**Material for the task:**
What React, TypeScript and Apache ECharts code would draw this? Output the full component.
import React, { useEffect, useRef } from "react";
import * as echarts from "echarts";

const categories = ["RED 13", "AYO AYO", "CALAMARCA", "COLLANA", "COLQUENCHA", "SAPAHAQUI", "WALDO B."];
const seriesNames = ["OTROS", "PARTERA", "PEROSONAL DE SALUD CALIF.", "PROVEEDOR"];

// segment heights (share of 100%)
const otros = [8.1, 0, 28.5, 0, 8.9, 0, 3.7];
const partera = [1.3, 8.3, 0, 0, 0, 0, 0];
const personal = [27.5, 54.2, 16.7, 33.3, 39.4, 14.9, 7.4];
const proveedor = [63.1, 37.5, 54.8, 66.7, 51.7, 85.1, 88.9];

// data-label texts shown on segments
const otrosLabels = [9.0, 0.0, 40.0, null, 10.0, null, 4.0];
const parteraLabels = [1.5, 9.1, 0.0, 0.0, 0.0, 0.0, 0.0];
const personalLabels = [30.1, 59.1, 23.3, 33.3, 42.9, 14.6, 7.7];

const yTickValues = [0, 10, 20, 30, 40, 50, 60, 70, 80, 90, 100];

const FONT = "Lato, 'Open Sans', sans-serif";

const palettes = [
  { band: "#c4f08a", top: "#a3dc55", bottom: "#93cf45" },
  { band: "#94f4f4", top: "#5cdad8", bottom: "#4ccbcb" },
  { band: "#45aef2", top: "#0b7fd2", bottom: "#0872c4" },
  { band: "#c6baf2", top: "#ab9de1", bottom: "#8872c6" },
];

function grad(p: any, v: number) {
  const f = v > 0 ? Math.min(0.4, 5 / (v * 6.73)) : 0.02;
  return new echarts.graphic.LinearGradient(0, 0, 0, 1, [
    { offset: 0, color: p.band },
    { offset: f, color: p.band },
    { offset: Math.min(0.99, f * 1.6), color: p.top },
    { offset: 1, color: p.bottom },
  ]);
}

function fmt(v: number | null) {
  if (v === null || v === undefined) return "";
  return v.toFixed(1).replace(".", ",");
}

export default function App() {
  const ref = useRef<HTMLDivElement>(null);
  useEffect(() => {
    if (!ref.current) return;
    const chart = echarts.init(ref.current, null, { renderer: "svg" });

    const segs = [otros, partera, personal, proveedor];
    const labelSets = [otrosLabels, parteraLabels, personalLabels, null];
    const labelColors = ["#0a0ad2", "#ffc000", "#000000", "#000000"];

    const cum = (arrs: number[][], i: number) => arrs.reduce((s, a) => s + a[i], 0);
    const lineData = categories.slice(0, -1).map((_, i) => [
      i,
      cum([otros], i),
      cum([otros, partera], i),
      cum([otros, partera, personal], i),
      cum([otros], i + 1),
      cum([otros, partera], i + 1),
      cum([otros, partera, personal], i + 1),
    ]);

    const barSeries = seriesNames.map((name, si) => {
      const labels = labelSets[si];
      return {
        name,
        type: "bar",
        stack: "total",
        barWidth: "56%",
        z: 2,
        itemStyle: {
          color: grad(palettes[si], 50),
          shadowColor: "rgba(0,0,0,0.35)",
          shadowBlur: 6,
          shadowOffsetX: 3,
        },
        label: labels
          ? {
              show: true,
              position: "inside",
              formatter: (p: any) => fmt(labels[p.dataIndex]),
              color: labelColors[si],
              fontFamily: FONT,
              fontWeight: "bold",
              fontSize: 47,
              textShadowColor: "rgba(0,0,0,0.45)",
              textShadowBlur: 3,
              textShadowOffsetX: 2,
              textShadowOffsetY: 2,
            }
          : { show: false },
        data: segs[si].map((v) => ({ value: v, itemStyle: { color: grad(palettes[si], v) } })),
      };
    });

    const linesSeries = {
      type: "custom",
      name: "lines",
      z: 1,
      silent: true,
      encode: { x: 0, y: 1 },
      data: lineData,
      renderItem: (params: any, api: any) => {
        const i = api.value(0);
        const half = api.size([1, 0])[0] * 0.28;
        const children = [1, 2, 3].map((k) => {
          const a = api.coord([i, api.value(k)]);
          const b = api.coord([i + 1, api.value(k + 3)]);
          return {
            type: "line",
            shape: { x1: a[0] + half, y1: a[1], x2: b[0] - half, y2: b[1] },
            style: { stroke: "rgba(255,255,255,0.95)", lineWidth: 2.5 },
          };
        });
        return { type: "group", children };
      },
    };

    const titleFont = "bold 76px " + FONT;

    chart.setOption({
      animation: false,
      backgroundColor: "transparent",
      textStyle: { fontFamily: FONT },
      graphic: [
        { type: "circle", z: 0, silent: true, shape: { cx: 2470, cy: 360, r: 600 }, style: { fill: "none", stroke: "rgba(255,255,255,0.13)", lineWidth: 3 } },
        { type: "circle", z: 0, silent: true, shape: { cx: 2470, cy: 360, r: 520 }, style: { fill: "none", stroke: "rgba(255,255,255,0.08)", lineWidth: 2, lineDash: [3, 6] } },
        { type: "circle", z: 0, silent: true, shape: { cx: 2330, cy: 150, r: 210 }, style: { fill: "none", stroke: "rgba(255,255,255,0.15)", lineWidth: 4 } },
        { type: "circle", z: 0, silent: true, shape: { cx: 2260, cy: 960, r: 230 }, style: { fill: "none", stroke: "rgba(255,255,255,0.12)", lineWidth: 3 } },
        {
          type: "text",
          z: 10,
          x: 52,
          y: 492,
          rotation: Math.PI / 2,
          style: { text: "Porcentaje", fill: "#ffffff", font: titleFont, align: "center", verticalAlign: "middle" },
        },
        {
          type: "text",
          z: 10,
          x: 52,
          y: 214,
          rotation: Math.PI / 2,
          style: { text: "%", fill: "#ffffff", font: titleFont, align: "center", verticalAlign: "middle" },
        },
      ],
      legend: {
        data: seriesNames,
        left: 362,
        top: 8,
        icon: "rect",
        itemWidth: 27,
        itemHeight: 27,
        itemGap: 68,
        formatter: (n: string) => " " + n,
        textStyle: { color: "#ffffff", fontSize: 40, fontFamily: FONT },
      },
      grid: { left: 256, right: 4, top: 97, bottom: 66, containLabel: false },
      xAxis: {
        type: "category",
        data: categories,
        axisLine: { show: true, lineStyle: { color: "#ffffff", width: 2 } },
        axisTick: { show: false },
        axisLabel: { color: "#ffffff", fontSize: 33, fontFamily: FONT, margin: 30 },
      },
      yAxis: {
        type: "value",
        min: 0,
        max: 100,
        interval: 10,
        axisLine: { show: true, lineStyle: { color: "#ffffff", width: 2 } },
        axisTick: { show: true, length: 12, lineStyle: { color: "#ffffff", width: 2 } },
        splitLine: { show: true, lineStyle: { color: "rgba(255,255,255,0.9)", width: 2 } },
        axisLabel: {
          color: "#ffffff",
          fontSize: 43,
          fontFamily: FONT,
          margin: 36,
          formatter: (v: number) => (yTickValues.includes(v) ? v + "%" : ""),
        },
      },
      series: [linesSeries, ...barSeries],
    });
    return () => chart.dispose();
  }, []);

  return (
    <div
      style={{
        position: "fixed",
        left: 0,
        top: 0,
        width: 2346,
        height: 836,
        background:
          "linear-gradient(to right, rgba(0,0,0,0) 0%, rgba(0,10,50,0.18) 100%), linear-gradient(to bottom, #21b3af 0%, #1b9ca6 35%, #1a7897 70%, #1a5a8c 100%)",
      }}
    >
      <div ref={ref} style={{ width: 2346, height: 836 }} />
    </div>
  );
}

...

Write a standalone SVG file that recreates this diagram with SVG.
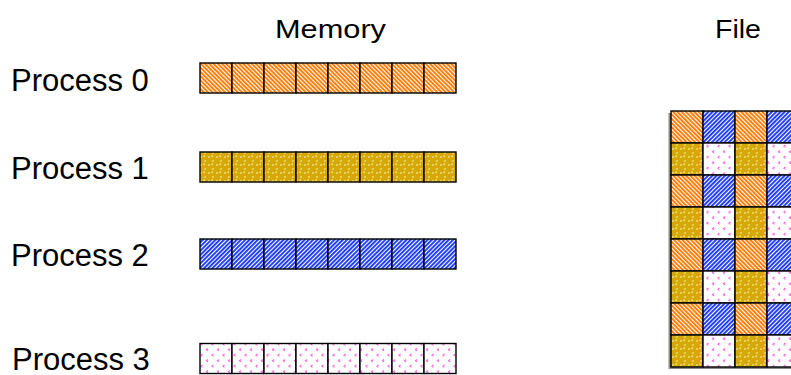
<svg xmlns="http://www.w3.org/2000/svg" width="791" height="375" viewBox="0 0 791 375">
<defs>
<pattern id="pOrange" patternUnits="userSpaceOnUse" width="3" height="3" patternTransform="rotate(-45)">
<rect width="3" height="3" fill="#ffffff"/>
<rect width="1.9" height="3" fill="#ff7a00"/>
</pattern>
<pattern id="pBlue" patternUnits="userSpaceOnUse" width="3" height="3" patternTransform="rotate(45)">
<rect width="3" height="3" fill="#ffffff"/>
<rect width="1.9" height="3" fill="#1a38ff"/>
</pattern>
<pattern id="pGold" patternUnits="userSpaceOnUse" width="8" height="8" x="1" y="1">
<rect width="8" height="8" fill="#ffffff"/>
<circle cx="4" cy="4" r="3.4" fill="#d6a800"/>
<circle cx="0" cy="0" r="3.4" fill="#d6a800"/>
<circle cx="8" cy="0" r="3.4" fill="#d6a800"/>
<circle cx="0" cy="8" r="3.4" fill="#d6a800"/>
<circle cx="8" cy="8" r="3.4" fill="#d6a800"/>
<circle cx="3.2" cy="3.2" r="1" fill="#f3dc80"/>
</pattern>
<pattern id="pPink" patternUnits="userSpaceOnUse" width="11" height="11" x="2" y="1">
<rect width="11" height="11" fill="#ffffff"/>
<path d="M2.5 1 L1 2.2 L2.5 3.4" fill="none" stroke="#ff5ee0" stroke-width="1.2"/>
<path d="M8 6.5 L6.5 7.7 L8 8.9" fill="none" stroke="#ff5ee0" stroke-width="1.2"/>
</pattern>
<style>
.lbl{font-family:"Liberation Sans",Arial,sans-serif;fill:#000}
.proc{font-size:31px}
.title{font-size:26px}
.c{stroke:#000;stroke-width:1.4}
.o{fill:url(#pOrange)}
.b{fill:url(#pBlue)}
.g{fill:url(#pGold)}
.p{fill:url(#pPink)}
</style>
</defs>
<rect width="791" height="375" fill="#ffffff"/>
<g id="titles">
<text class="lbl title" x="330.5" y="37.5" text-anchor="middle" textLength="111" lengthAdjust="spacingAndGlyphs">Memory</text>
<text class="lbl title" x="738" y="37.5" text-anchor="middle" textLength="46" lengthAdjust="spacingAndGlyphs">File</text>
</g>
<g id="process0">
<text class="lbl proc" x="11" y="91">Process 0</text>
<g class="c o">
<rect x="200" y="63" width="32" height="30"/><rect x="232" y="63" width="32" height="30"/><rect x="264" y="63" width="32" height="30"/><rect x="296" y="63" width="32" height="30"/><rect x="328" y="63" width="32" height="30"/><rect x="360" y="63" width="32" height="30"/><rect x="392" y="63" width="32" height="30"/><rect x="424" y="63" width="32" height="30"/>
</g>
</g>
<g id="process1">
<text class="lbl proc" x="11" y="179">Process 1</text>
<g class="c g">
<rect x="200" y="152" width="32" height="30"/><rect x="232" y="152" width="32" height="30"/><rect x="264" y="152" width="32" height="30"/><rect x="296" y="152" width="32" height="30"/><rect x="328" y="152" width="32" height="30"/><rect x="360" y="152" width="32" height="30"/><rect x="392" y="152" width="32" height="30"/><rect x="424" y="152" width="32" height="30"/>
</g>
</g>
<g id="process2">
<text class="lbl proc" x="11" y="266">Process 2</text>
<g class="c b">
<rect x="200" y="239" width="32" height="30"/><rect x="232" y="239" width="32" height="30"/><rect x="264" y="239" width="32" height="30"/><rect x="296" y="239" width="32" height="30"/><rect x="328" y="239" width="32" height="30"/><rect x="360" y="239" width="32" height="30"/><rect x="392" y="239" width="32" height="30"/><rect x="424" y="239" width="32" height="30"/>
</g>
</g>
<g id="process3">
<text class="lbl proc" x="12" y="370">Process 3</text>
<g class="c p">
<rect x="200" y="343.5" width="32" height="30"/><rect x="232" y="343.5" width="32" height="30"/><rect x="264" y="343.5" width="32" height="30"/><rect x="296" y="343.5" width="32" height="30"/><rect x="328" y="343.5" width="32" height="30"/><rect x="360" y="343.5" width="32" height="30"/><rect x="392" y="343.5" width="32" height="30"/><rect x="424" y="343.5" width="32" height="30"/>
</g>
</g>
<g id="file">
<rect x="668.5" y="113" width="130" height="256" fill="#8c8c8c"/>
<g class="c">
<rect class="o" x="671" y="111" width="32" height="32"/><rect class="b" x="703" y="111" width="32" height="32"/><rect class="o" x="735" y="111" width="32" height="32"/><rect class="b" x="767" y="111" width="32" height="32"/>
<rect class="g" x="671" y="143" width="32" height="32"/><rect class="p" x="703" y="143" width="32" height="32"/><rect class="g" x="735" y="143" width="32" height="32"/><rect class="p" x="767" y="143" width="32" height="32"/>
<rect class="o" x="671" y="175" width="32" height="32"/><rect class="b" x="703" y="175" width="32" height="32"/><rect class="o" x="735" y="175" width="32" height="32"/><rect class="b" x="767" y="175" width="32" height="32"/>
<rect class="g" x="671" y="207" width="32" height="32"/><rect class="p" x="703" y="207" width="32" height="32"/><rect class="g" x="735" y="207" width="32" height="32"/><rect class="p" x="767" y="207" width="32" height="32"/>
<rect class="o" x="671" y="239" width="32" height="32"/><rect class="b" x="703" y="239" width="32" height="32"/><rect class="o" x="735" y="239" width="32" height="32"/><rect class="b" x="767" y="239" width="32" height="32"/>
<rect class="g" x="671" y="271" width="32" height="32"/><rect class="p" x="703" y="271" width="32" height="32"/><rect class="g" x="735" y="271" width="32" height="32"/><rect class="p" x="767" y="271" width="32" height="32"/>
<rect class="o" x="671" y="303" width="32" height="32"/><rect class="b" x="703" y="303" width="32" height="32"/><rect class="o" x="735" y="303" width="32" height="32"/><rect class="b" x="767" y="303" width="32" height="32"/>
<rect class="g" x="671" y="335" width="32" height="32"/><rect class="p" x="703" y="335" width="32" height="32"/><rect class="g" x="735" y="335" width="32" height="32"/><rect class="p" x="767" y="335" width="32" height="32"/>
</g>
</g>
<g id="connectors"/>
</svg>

**Set task:** Start with the line that holds "What React, TypeScript" and finish with the line that holds "const proveedor = [63.1, 37.5, 54.8, 66.7, 51.7, 85.1, 88.9];". Transcribe each line in between exactly, and those two as well.

**Task response:**
What React, TypeScript and Apache ECharts code would draw this? Output the full component.
import React, { useEffect, useRef } from "react";
import * as echarts from "echarts";

const categories = ["RED 13", "AYO AYO", "CALAMARCA", "COLLANA", "COLQUENCHA", "SAPAHAQUI", "WALDO B."];
const seriesNames = ["OTROS", "PARTERA", "PEROSONAL DE SALUD CALIF.", "PROVEEDOR"];

// segment heights (share of 100%)
const otros = [8.1, 0, 28.5, 0, 8.9, 0, 3.7];
const partera = [1.3, 8.3, 0, 0, 0, 0, 0];
const personal = [27.5, 54.2, 16.7, 33.3, 39.4, 14.9, 7.4];
const proveedor = [63.1, 37.5, 54.8, 66.7, 51.7, 85.1, 88.9];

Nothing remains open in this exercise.